Pourquoi ces réticences ? Elio Di Rupo l’a lui-même annoncé : la réforme de la loi de financement ne peut en aucun cas appauvrir structurellement une partie de la population belge.

> Si les propos de Di Rupo ont un sens, on reste quasiment dans la logique des lois de financement actuelles. Je n’imagine pas que Bart De Wever et le CD&V parlent de responsabilisation dans un autre but que celui de mettre en difficulté la Région bruxelloise et la Communauté française. Soyons clairs : ils ont décidé d’acheter Bruxelles ! Si, demain, la famille qui inscrit ses enfants dans une école flamande y gagne financièrement, il ne faut pas vous faire un dessin pour savoir les conséquences qui en résulteront.

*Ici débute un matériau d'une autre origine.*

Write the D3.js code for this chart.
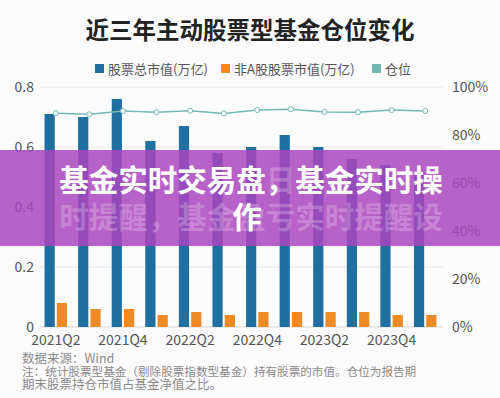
<!DOCTYPE html>
<html>
<head>
<meta charset="utf-8">
<script src="https://cdn.jsdelivr.net/npm/d3@7"></script>
<style>
  body { margin: 0; background: #fcfcfd; }
  svg { display: block; font-family: "Noto Sans CJK SC", "Noto Sans", sans-serif; }
</style>
</head>
<body>
<div id="chart"></div>
<script>
// data
const quarters = ["2021Q2", "2021Q3", "2021Q4", "2022Q1", "2022Q2", "2022Q3",
                  "2022Q4", "2023Q1", "2023Q2", "2023Q3", "2023Q4", "2024Q1"];
const totalValue = [0.71, 0.70, 0.76, 0.62, 0.67, 0.58, 0.60, 0.64, 0.60, 0.56, 0.54, 0.52];
const nonAValue = [0.08, 0.06, 0.06, 0.04, 0.05, 0.04, 0.05, 0.05, 0.05, 0.05, 0.04, 0.04];
const position = [0.891, 0.886, 0.900, 0.895, 0.901, 0.890, 0.904, 0.907, 0.896, 0.895, 0.904, 0.900];
const leftTicks = [0, 0.2, 0.4, 0.6, 0.8];
const rightTicks = [0, 0.2, 0.4, 0.6, 0.8, 1.0];
const seriesNames = ["股票总市值(万亿)", "非A股股票市值(万亿)", "仓位"];
const colors = ["#1f6fa0", "#f08a24", "#72b9b4"];

const width = 500, height = 398;
const plotLeft = 40, plotRight = 443, plotTop = 87, plotBottom = 327;

const svg = d3.select("#chart").append("svg")
    .attr("width", width)
    .attr("height", height);

let x = d3.scaleBand().domain(quarters).range([plotLeft - 1, plotRight - 1]);
let xSub = d3.scaleBand().domain([0, 1]).range([0, x.bandwidth()])
    .paddingInner(0.17).paddingOuter(0.45);
let yLeft = d3.scaleLinear().domain([0, 0.8]).range([plotBottom, plotTop]);
let yRight = d3.scaleLinear().domain([0, 1]).range([plotBottom, plotTop]);

// title
svg.append("text")
    .attr("x", 250).attr("y", 38.5)
    .attr("text-anchor", "middle")
    .attr("font-size", 23.5).attr("font-weight", 700)
    .attr("fill", "#222")
    .text("近三年主动股票型基金仓位变化");

// legend
const legendX = [95, 221, 372];
let lg = svg.selectAll(".legend").data(seriesNames).enter().append("g")
    .attr("class", "legend")
    .attr("transform", (d, i) => "translate(" + legendX[i] + ",64)");
lg.append("rect").attr("width", 9).attr("height", 9)
    .attr("fill", (d, i) => colors[i]);
lg.append("text").attr("x", 13).attr("y", 9.5)
    .attr("font-size", 13).attr("fill", "#555")
    .text(d => d);

// grid
svg.append("g").selectAll("line").data(leftTicks).enter().append("line")
    .attr("x1", plotLeft).attr("x2", plotRight)
    .attr("y1", d => yLeft(d)).attr("y2", d => yLeft(d))
    .attr("stroke", d => d === 0 ? "#d8d8d8" : "#e8e8e8").attr("stroke-width", 1);

// axes
let axL = svg.append("g").attr("transform", "translate(" + plotLeft + ",0)")
    .call(d3.axisLeft(yLeft).tickValues(leftTicks).tickSize(0).tickPadding(6)
        .tickFormat(d => d === 0 ? "0" : d3.format(".1f")(d)));
let axR = svg.append("g").attr("transform", "translate(" + plotRight + ",0)")
    .call(d3.axisRight(yRight).tickValues(rightTicks).tickSize(0).tickPadding(9)
        .tickFormat(d3.format(".0%")));
let axB = svg.append("g").attr("transform", "translate(0," + plotBottom + ")")
    .call(d3.axisBottom(x).tickSize(0).tickPadding(8)
        .tickFormat((d, i) => i % 2 === 0 ? d : ""));
[axL, axR, axB].forEach(a => {
    a.select(".domain").remove();
    a.selectAll("text").attr("font-size", 14).attr("fill", "#555")
        .attr("font-family", "\"Noto Sans CJK SC\", sans-serif");
});

// bars
let groups = svg.append("g").selectAll("g").data(quarters).enter().append("g")
    .attr("transform", d => "translate(" + x(d) + ",0)");
groups.append("rect")
    .attr("x", xSub(0)).attr("width", xSub.bandwidth())
    .attr("y", (d, i) => yLeft(totalValue[i]))
    .attr("height", (d, i) => plotBottom - yLeft(totalValue[i]))
    .attr("fill", colors[0]);
groups.append("rect")
    .attr("x", xSub(1)).attr("width", xSub.bandwidth())
    .attr("y", (d, i) => yLeft(nonAValue[i]))
    .attr("height", (d, i) => plotBottom - yLeft(nonAValue[i]))
    .attr("fill", colors[1]);

// position line
let line = d3.line()
    .x((d, i) => x(quarters[i]) + x.bandwidth() / 2)
    .y(d => yRight(d));
svg.append("path").datum(position)
    .attr("d", line).attr("fill", "none")
    .attr("stroke", colors[2]).attr("stroke-width", 1.5);
svg.append("g").selectAll("circle").data(position).enter().append("circle")
    .attr("cx", (d, i) => x(quarters[i]) + x.bandwidth() / 2)
    .attr("cy", d => yRight(d))
    .attr("r", 2.5).attr("fill", "#fff")
    .attr("stroke", colors[2]).attr("stroke-width", 1);

// footnotes
const notes = ["数据来源：Wind",
    "注：统计股票型基金（剔除股票指数型基金）持有股票的市值。仓位为报告期",
    "期末股票持仓市值占基金净值之比。"];
const noteSize = [12.5, 11.6, 12.5];
svg.append("g").selectAll("text").data(notes).enter().append("text")
    .attr("x", 22).attr("y", (d, i) => 362.5 + i * 13.3)
    .attr("font-size", (d, i) => noteSize[i]).attr("fill", "#8a8a8a")
    .text(d => d);

// purple banner on top
svg.append("rect")
    .attr("x", 0).attr("y", 150).attr("width", width).attr("height", 96)
    .attr("fill", "rgba(170,70,190,0.85)");
const ghost = ["基金实时交易盘日基金实时操", "时提醒，基金盈亏实时提醒设"];
svg.append("g").selectAll("text").data(ghost).enter().append("text")
    .attr("x", 251).attr("y", (d, i) => 191 + i * 37)
    .attr("text-anchor", "middle")
    .attr("font-size", 29.5).attr("font-weight", 700)
    .attr("fill", "rgba(255,255,255,0.22)")
    .text(d => d);
const banner = ["基金实时交易盘，基金实时操", "作"];
svg.append("g").selectAll("text").data(banner).enter().append("text")
    .attr("x", (d, i) => i === 0 ? 251 : 247).attr("y", (d, i) => 191 + i * 37)
    .attr("text-anchor", "middle")
    .attr("font-size", 29.5).attr("font-weight", 700)
    .attr("fill", "#fff")
    .text(d => d);
</script>
</body>
</html>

Et je ne parle pas seulement des allocations familiales. A un moment, on a laissé entendre qu’on ne toucherait pas aux allocations familiales, mais qu’on donnerait la possibilité aux Communautés d’octroyer des allocations de scolarité, et qu’elles pourraient en déterminer le montant. L’effet serait le même. Tout système qui permet à la Flandre de mener une politique concurrentielle à Bruxelles conduit à terme à un basculement vers la Flandre d’une partie de la population bruxelloise.

En 2007, vous avez participé aux négociations pour la formation du gouvernement orange bleu. A l’époque, les exigences flamandes pour revoir la loi de financement étaient-elles si pressantes ?

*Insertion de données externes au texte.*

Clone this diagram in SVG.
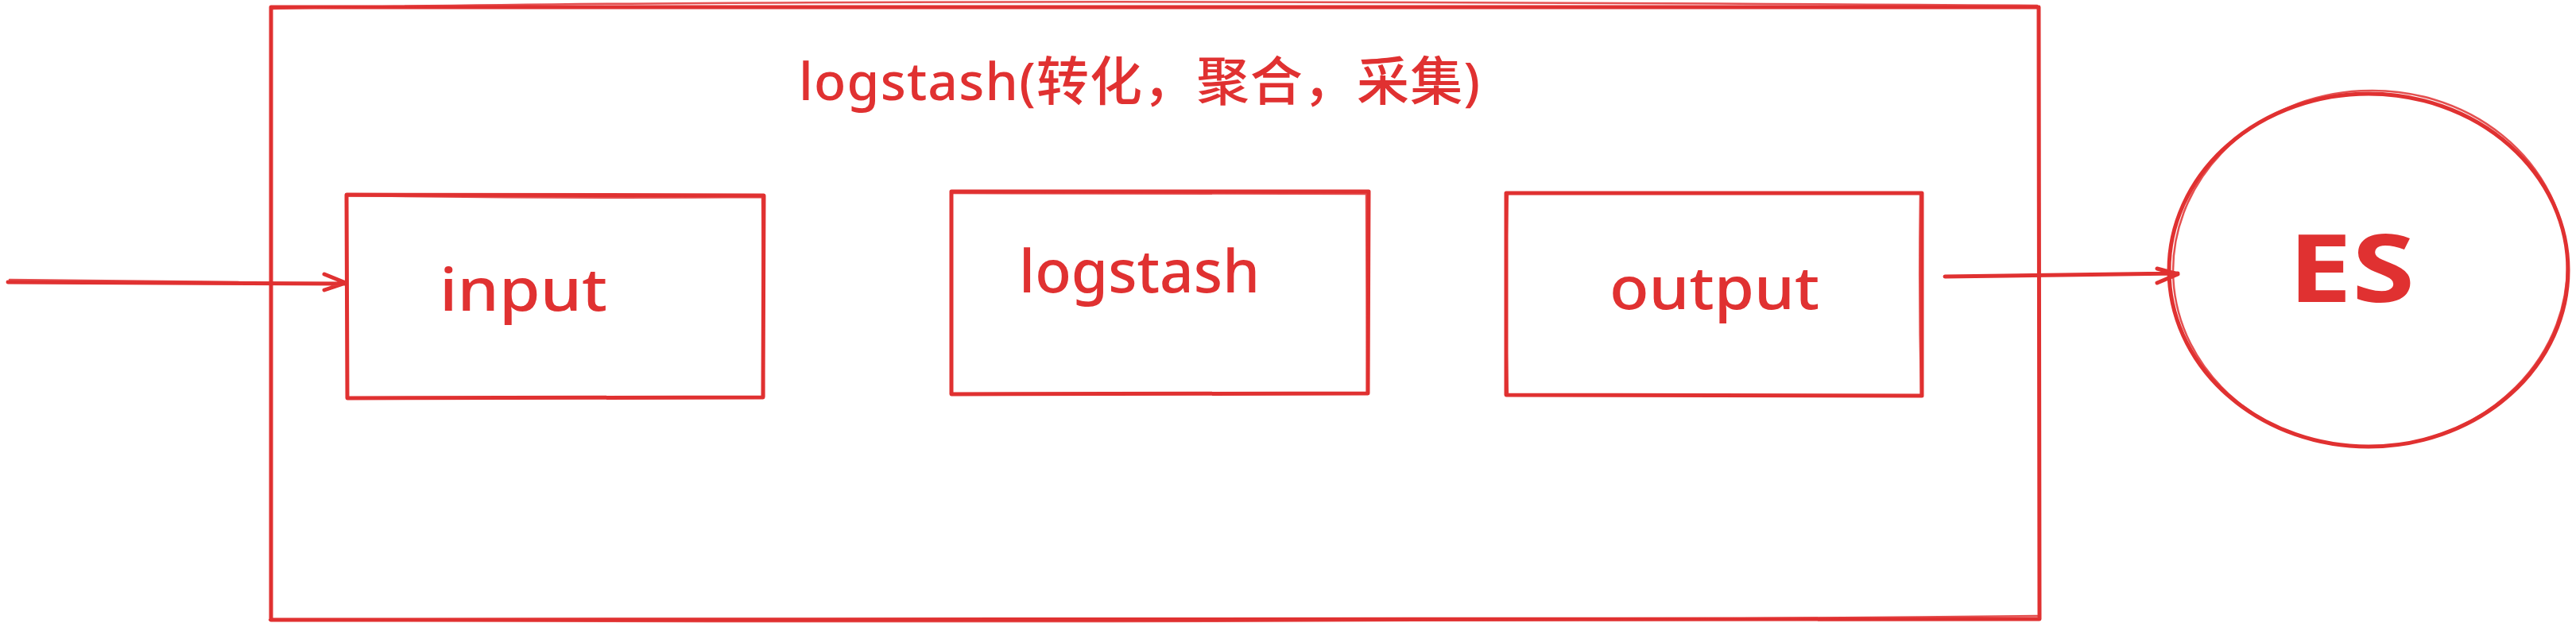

> Pas du tout ! En 2007, il y avait des demandes significatives de transferts de compétences, mais pas dans des matières qui touchent à la sécurité sociale. On ne parlait pas du tout de communautariser les allocations familiales ou les soins de santé. Il y a bien eu une tentative, mais elle a vite été arrêtée. Même la N-VA, à l’époque, n’a pas insisté. Concernant la loi de financement, la demande flamande n’est venue que par la suite. Nous avons eu droit, au printemps 2008, à un exposé du chef de cabinet de Kris Peeters (CD&V). Il voulait déjà nous faire accepter un renversement de la logique qui sous-tend la loi de financement, c’est-à-dire  » qui donne les moyens à qui « . Soyons clairs : l’entité qui perçoit les recettes a la maîtrise de ce qu’elle accepte de financer ou pas.

Il semblerait pourtant qu’une régionalisation pure et simple de l’impôt sur les personnes physiques (IPP) ne soit plus à l’ordre du jour…

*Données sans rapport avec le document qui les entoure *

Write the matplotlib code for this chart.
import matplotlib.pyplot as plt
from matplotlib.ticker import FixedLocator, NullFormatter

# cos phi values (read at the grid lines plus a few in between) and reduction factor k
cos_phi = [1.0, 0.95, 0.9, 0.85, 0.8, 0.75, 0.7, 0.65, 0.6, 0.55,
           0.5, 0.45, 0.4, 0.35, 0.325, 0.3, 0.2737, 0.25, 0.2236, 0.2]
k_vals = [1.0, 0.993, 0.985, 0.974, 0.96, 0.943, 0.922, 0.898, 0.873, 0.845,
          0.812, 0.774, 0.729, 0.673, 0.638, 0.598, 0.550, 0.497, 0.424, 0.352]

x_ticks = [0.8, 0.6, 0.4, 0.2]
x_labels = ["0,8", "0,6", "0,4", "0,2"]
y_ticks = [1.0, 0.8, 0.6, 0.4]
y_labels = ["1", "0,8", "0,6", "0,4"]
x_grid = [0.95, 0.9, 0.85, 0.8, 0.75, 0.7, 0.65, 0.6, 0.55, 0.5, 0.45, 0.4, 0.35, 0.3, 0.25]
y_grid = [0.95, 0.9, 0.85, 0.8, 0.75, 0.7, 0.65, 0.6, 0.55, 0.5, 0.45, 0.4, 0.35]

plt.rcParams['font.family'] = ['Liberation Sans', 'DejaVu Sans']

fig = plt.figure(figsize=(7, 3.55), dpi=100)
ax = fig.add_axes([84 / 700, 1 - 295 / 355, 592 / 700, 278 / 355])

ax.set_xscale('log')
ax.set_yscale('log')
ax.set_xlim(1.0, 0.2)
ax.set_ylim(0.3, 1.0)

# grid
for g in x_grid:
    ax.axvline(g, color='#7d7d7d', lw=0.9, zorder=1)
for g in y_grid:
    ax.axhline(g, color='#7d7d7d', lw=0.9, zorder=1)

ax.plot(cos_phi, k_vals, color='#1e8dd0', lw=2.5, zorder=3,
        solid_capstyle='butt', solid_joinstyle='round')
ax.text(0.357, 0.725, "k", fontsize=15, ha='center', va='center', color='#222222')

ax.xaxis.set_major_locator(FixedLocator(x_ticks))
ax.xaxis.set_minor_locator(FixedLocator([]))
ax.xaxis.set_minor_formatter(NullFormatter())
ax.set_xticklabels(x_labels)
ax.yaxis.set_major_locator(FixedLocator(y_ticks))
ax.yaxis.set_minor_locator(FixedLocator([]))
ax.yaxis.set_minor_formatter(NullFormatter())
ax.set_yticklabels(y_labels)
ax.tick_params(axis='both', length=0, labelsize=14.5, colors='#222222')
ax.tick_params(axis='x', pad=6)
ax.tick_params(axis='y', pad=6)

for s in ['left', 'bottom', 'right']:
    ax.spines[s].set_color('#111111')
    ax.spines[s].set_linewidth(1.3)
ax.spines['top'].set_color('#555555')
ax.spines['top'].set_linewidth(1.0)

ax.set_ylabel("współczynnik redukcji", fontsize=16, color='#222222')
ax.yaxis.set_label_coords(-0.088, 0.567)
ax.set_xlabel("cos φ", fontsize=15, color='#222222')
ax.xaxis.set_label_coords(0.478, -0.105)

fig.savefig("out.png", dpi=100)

> Jamais la N-VA n’a sans doute estimé que l’IPP pouvait être totalement régionalisé cette fois-ci. Mais la dynamique est enclenchée. Et les francophones, apparemment, se sont engagés dedans. Le déroulement va se poursuivre… Ne soyons pas naïfs : quand la Flandre aura des masses budgétaires à affecter, elle les affectera à des politiques qui auront des répercussions à Bruxelles. Et nous ne pourrons pas soutenir la concurrence. Celui qui a la maîtrise des recettes dirigera le pays. Moi, je m’étonne de l’absence actuelle de contreparties fortes face aux exigences flamandes. Plus personne ne parle de l’élargissement de Bruxelles…

Le principe d’un refinancement de la Région bruxelloise, par contre, semble admis.

> Accepter la scission de BHV en échange d’argent pour Bruxelles, ce serait une vision à courte vue. D’autant que, malgré la crise, Bruxelles connaît une croissance de ses recettes propres. Ces recettes ont crû de plusieurs centaines de millions d’euros ces dernières années, notamment grâce au boom de l’immobilier à Bruxelles. Comme chacun le sait, les recettes de l’immobilier sont conjoncturelles. Il aurait fallu profiter des bonnes années pour thésauriser, en prévision des moments moins favorables. Au lieu de ça, le gouvernement de Charles Picqué a tout dépensé, notamment par des engagements massifs dans la fonction publique. C’est un manque de prévoyance total.

N’est-ce pas là l’illustration parfaite de la nécessité de responsabiliser les Régions ?

> Totalement ! Mais c’est une question de responsabilité politique. A chacun de gérer son budget de façon responsable. Cela dit, le pouvoir fédéral devrait avoir une capacité coercitive vis-à-vis des entités fédérées. Je suis d’accord pour que l’Etat fédéral, à un moment donné, mette de l’ordre… Cela supposera une négociation entre francophones et Flamands. Mais, au moins, ce ne sera pas une vision unilatérale qui s’imposera.

A quoi pourraient ressembler ces mécanismes coercitifs ?

> On devrait instaurer pour les entités fédérées, en Belgique, un mécanisme comparable à celui que l’Union européenne impose à ses Etats membres.

Créer une sorte de Pacte de stabilité à la belge, en d’autres mots ?

> Les Régions doivent déjà appliquer le Pacte de stabilité européen, mais on pourrait l’accentuer. Selon certaines modalités, la Cour des comptes pourrait ainsi devenir un organe d’arbitrage budgétaire. Elle aurait la capacité, par des moyens contraignants, d’amener les entités fédérées à respecter certains critères d’équilibre budgétaire. Je ne l’exclus pas. Mais les règles d’orthodoxie budgétaire seraient alors préétablies dans la loi fédérale, et c’est une instance indépendante qui devrait veiller à leur application. Cette instance obligerait chaque Région à rentrer un plan d’équilibre budgétaire à cinq ans, et aurait la capacité de mettre un coup d’arrêt en cas de dérapage budgétaire.